Who hates college? Nobody, really. But if you squinted your eyes a little when you read the recent Pew poll results, you might be fooled into thinking conservatives had suddenly turned against higher education.
Here’s what we know: Since 2010, Pew has surveyed American adults about their feelings toward major institutions. In just the last few years, more and more respondents who identify as Republican or Republican-ish say that higher education is having a negative overall effect on American society. In 2010, only a third of Republicans thought so. Today, it is up to 58%.
What’s going on? As always, Pew wisely doesn’t jump to hasty conclusions. My guess is that many of us chatterers will rush to say that conservatives in general are anti-intellectual, or that conservatives think college is a waste of time. Or, given the sudden shift in numbers, maybe that conservatives are dismayed by the snowflake protests that seem to be sweeping American campuses.
Maybe, but I think there’s more to it.
First of all, obviously, we can’t equate “conservative” with “Republican.” True enough, these days most conservatives’ votes have been captured by the GOP. Not all, though. And certainly not all Republicans are conservatives.
I think there’s also something more important going on. As SAGLRROILYBYGTH are sick of hearing, I’ve been up to my eyeballs for the past few years in research about American higher education. The group of conservative dissenting college founders I’m studying was often accused of being anti-intellectual and anti-college. They were neither.
As I’m arguing in my upcoming book, Protestant fundamentalists cared a lot about ideas and about college. They loved college. But if you only listened to their rhetoric, it would be easy to assume too quickly that they were somehow opposed to higher education.

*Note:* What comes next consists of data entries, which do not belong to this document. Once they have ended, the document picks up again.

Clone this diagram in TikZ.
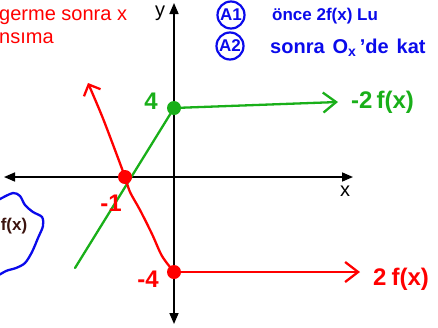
\documentclass[tikz,border=0pt]{standalone}
\usepackage{fontspec}
\setmainfont{Liberation Sans}
\usetikzlibrary{arrows.meta}
\definecolor{penred}{RGB}{255,0,0}
\definecolor{pengreen}{RGB}{25,175,25}
\definecolor{penblue}{RGB}{10,10,235}
\definecolor{penbrown}{RGB}{60,20,15}
\begin{document}
\begin{tikzpicture}[x=1pt, y=-1pt, line cap=round, line join=round,
    axis/.style={line width=1.6pt, {Triangle[length=11pt,width=9pt]}-{Triangle[length=11pt,width=9pt]}},
    pen/.style={line width=2.3pt},
    barb/.style={-{Straight Barb[length=13pt,width=20pt,line width=2.3pt]}},
    hand/.style={font=\fontsize{24}{28}\selectfont\bfseries, inner sep=0pt},
    ring/.style={circle, draw, penblue, line width=2.2pt, minimum size=27pt, font=\fontsize{17}{20}\selectfont\bfseries},
    every node/.style={font=\fontsize{20}{24}\selectfont, inner sep=0pt}]
    \useasboundingbox (0,0) rectangle (438,327);
    \clip (0,0) rectangle (438,327);
    % axes
    \coordinate (xl) at (4,177);
    \coordinate (xr) at (353,177);
    \coordinate (yt) at (174,3);
    \coordinate (yb) at (174,324);
    \draw[axis] (xl) -- (xr);
    \draw[axis] (yt) -- (yb);
    \node (xlab) at (345,191) {x};
    \node (ylab) at (160,13) {y};
    % points
    \coordinate (g4) at (174,108);
    \coordinate (rm4) at (174,272);
    \coordinate (rx) at (125,177);
    \coordinate (gend) at (75,268);
    \coordinate (gtip) at (338,102);
    \coordinate (rtip) at (360,272);
    \coordinate (rtop) at (88,83);
    % -2 f(x)
    \draw[pen, pengreen] (gend) -- (g4);
    \draw[pen, pengreen, barb] (g4) -- (gtip);
    % 2 f(x)
    \draw[pen, penred, -{Straight Barb[length=9pt,width=18pt,line width=2.3pt]}]
        plot[smooth, tension=0.5] coordinates {(rm4) (162,256) (152,234) (140,210) (130,192) (rx) (115,150) (102,116) (rtop)};
    \draw[pen, penred, barb] (rm4) -- (rtip);
    \foreach \p/\c in {g4/pengreen, rm4/penred, rx/penred} \fill[\c] (\p) circle (7pt);
    \node[hand, pengreen] (lab4) at (151,101) {4};
    \node[hand, pengreen, anchor=west] (labg) at (351,102) {-2\hspace{4pt}f(x)};
    \node[hand, penred] (labm4) at (148,279) {-4};
    \node[hand, penred] (labm1) at (111,203) {-1};
    \node[hand, penred, anchor=west] (labr) at (373,279) {2\hspace{5pt}f(x)};
    % f(x) blob
    \draw[pen, penblue] plot[smooth] coordinates {(-6,203) (0,199) (13,193) (20,196) (25,205) (33,212) (42,217) (43,226) (38,238) (32,252) (25,263) (16,268) (6,271) (-6,278)};
    \node[penbrown, font=\fontsize{17}{20}\selectfont\bfseries] (fx) at (14,226) {f(x)};
    % notes
    \node[penred, anchor=base west] (note1) at (-1,20) {germe sonra x};
    \node[penred, anchor=base west] (note2) at (-1,43) {nsıma};
    \node[ring] (a1) at (231,15) {A1};
    \node[ring] (a2) at (230,46) {A2};
    \node[penblue, anchor=base west, font=\fontsize{17}{20}\selectfont\bfseries] (t1) at (272,20) {önce 2f(x) Lu};
    \node[penblue, anchor=base west, font=\fontsize{20}{24}\selectfont\bfseries] (t2) at (270,53) {sonra\hspace{8pt}O\textsubscript{x}\,'de\hspace{8pt}kat};
\end{tikzpicture}
\end{document}
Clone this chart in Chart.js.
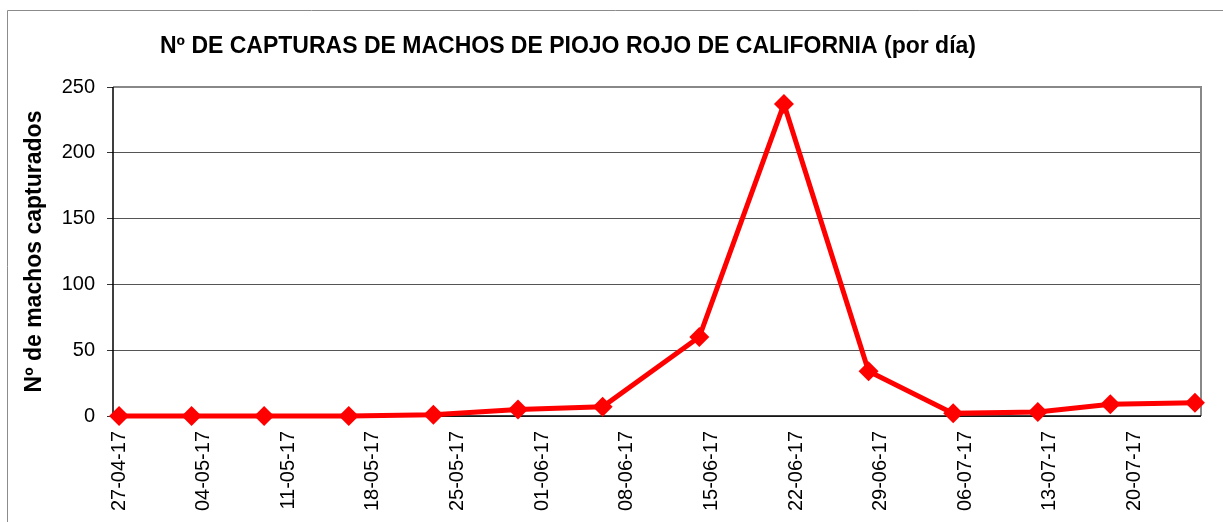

Consider, for example, one apocryphal story that made the rounds among 1920s fundamentalist pundits. It was supposed to be a letter home from an evangelical college grad. As he supposedly told his mother,
My soul is a starving skeleton; my heart a petrified rock; my mind is poisoned and fickle as the wind, and my faith is as unstable as water. . . . I wish that I had never seen a college. I hope you will warn the young men of the impending danger just ahead of them.
For fundamentalists in the 1920s, college was a terrible spiritual danger. But that didn’t mean they were against college. Rather, they were fervently against college done wrong. They were against the trends that they correctly perceived to be driving mainstream trends in higher ed.
What did they do? They didn’t stop sending their kids to college. Rather, they founded their own institutions, reliably fundamentalist colleges such as Bob Jones College (now Bob Jones University) and Bryan University (now Bryan College). They also flocked to existing reliably fundamentalist institutions such as Wheaton College and the Moody Bible Institute.
My hunch is that today’s Pew respondents are similar. When they tell pollsters they don’t trust college or “the media,” it doesn’t mean they don’t like higher education or newspapers. Rather, it means they don’t trust the smarmy elites that they think run such institutions.
Here’s what I wish I could do: Have the Pewsters add some follow-up questions. When people say they don’t trust colleges, ask them if they want their kids to go to college anyway. And then ask them what would restore their trust in higher education.
Here’s what I think people would say: Even if they don’t trust college, they want their children to attend. But they would prefer to find a school that reflected their own values, instead of the radical leftism that many people think dominates colleges today.
Daniel Mandell
/ July 11, 2017One can go back to the first Awakening in the 1740s to see that education has been a political and partisan issue in America, and that the controversy is often fueled by religion and culture. Back then the yahoo meme was “grace by works and a Harvard degree are #fakenews.” Then they went on to form the Baptist Church and pushed for strong separation of church and state.
Adam Laats
/ July 11, 2017Right on–and we can’t forget that Jonathan Edwards–who ended his career as the president of Princeton–started his career criticizing youth for their “licentiousness…night-walking…and frolics.”
Dan
/ July 14, 2017Do you see that as a liberalizing or secularizing progression? As the Trump admin elevates graduates from Wheaton, Liberty, Regent, Hillsdale, etc. will they eventually become pro-government? If these institutions become predominant 50-100 years on, the right will no doubt be topping the charts as “pro-higher ed.”
Dan
/ July 11, 2017Ask why you think it’s not “anti-intellectual” and “anti-higher education” to set up alt-colleges that teach alt-facts, alt-science, all to fit in with classic modern fundamentalist literalism. Is learning to defend indefensible and baseless positions, to operate by double standards, circular reasoning, and appeals to revelation really learning?